Direction
Please take the entries below from the first line through the line containing "SPITI', 'MANDI', 'SHIMLA', 'SIRMAUR', 'SOLAN', 'UNA'];" and repeat them exactly, leaving out everything after.

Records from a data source
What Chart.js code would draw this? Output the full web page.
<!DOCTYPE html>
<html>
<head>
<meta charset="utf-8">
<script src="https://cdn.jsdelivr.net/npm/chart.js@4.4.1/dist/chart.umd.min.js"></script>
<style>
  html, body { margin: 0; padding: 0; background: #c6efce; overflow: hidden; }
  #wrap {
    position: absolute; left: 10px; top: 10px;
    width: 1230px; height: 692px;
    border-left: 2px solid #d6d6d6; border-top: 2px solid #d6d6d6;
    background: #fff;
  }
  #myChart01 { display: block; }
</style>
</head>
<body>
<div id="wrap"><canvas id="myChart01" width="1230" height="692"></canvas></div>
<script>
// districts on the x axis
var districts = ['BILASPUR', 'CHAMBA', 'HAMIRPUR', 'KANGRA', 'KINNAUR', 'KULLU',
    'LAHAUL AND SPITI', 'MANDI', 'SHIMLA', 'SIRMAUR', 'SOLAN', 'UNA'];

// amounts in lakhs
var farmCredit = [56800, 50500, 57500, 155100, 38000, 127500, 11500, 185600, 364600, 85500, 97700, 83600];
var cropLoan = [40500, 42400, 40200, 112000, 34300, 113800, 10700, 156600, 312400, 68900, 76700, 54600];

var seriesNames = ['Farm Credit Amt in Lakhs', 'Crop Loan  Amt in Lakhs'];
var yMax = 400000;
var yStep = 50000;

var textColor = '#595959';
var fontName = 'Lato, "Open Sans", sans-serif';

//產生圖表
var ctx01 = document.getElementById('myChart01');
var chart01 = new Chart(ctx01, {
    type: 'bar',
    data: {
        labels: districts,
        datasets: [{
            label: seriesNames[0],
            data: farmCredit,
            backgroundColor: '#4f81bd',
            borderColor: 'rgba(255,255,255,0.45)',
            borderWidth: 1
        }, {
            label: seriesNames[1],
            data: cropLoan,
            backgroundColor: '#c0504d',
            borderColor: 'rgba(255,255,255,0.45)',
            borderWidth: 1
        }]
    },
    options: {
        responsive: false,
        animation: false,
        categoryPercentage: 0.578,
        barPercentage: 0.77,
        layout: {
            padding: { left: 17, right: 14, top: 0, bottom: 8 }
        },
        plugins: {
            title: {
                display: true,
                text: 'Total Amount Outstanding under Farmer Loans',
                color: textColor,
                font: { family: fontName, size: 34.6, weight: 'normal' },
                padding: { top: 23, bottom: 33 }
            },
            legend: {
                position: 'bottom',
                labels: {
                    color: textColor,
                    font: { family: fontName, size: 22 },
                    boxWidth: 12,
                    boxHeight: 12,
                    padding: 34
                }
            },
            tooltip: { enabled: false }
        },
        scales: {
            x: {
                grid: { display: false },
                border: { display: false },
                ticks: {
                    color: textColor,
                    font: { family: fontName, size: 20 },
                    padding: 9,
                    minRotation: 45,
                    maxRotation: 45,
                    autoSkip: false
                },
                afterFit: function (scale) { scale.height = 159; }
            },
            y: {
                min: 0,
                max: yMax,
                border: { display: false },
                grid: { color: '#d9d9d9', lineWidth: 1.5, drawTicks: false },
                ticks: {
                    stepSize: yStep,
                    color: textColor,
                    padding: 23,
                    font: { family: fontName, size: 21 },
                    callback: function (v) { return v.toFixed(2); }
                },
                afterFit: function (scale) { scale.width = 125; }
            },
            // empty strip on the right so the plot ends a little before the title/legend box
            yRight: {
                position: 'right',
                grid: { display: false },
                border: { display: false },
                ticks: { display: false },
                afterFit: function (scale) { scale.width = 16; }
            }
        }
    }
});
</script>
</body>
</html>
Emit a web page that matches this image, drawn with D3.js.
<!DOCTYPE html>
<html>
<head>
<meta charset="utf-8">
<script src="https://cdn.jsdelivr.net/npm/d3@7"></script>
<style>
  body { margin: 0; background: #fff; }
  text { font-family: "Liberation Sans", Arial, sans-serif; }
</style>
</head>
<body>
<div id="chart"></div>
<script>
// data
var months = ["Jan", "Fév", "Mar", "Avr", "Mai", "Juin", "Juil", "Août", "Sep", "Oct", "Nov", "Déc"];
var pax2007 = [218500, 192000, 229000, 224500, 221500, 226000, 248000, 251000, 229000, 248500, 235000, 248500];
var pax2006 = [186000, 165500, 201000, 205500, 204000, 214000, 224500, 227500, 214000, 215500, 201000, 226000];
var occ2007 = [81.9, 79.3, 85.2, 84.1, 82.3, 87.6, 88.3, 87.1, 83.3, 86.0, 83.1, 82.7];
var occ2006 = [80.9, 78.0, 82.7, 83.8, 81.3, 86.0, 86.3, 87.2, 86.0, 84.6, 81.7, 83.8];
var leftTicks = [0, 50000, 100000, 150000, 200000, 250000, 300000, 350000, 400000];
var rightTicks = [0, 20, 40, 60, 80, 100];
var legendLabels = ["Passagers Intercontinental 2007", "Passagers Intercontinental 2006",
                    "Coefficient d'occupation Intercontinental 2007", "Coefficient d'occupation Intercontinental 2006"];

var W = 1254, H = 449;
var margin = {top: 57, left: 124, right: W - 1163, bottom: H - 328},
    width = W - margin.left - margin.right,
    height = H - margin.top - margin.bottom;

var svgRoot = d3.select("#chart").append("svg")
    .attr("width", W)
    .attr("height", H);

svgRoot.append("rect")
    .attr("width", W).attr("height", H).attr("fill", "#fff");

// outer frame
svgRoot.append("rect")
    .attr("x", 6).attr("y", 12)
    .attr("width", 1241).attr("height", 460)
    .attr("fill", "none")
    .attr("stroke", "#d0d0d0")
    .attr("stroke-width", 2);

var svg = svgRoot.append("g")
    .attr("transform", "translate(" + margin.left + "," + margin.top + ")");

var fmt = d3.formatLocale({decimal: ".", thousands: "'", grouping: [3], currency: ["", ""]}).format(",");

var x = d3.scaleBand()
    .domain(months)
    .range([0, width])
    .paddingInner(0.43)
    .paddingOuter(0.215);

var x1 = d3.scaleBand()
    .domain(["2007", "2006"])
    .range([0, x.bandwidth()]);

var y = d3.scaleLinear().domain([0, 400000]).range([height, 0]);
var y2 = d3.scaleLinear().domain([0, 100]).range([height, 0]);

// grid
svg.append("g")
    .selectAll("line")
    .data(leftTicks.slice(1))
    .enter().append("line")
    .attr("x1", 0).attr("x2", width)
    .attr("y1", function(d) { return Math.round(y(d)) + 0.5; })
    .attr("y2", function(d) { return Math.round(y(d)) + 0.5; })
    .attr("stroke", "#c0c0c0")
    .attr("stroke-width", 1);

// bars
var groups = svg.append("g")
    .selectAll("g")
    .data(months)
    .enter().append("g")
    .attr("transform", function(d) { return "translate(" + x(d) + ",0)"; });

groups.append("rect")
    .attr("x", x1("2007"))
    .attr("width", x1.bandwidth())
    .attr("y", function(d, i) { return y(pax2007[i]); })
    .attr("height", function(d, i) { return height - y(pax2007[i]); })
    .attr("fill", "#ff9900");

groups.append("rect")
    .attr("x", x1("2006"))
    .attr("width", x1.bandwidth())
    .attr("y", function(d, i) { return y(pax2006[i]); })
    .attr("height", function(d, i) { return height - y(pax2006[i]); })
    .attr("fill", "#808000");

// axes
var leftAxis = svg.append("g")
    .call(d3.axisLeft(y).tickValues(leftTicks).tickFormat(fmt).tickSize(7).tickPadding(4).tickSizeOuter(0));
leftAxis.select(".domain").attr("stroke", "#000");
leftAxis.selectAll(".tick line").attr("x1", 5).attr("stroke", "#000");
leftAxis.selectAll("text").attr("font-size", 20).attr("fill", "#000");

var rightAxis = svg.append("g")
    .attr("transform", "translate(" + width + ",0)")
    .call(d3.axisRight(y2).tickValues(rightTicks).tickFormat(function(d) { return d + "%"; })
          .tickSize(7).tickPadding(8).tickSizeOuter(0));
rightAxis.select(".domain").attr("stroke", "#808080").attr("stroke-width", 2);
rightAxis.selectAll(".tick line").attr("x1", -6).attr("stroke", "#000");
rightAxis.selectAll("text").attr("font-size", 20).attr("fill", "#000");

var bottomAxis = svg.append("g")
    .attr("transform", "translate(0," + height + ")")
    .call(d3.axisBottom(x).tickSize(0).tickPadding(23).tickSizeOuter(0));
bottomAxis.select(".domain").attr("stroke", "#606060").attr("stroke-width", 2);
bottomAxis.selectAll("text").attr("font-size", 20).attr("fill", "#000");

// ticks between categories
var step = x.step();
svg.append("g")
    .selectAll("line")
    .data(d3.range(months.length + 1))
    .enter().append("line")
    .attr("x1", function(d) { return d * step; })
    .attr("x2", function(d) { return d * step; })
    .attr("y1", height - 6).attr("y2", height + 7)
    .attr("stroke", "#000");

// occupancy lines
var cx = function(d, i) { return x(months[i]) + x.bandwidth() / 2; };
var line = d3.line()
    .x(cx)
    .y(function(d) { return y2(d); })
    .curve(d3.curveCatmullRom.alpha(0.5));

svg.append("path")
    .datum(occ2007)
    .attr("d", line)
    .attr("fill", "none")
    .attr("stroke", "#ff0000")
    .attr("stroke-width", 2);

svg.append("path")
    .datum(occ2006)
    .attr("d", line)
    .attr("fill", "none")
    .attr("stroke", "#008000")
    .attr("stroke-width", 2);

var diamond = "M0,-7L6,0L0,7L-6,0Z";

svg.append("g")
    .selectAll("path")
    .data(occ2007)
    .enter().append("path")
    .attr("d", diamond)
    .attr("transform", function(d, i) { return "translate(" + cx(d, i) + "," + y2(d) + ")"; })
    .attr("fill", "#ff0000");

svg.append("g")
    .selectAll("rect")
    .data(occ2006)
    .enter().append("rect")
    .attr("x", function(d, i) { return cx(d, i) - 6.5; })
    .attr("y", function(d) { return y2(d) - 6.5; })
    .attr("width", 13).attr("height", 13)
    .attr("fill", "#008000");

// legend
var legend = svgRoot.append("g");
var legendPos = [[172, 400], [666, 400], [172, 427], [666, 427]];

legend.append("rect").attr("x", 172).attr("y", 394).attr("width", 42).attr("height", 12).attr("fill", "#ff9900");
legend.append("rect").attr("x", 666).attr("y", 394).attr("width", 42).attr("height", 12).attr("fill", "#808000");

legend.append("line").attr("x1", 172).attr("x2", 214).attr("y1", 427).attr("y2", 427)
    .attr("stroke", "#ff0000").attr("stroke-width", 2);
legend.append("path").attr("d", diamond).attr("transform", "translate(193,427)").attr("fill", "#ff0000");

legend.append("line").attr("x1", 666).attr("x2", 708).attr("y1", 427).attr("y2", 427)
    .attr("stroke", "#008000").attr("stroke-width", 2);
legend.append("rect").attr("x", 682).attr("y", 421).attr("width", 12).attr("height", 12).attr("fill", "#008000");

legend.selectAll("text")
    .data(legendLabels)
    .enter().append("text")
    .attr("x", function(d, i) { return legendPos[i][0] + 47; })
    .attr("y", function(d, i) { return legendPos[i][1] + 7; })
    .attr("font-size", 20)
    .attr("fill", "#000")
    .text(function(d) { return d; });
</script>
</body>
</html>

Expected answer
What Chart.js code would draw this? Output the full web page.
<!DOCTYPE html>
<html>
<head>
<meta charset="utf-8">
<script src="https://cdn.jsdelivr.net/npm/chart.js@4.4.1/dist/chart.umd.min.js"></script>
<style>
  html, body { margin: 0; padding: 0; background: #c6efce; overflow: hidden; }
  #wrap {
    position: absolute; left: 10px; top: 10px;
    width: 1230px; height: 692px;
    border-left: 2px solid #d6d6d6; border-top: 2px solid #d6d6d6;
    background: #fff;
  }
  #myChart01 { display: block; }
</style>
</head>
<body>
<div id="wrap"><canvas id="myChart01" width="1230" height="692"></canvas></div>
<script>
// districts on the x axis
var districts = ['BILASPUR', 'CHAMBA', 'HAMIRPUR', 'KANGRA', 'KINNAUR', 'KULLU',
    'LAHAUL AND SPITI', 'MANDI', 'SHIMLA', 'SIRMAUR', 'SOLAN', 'UNA'];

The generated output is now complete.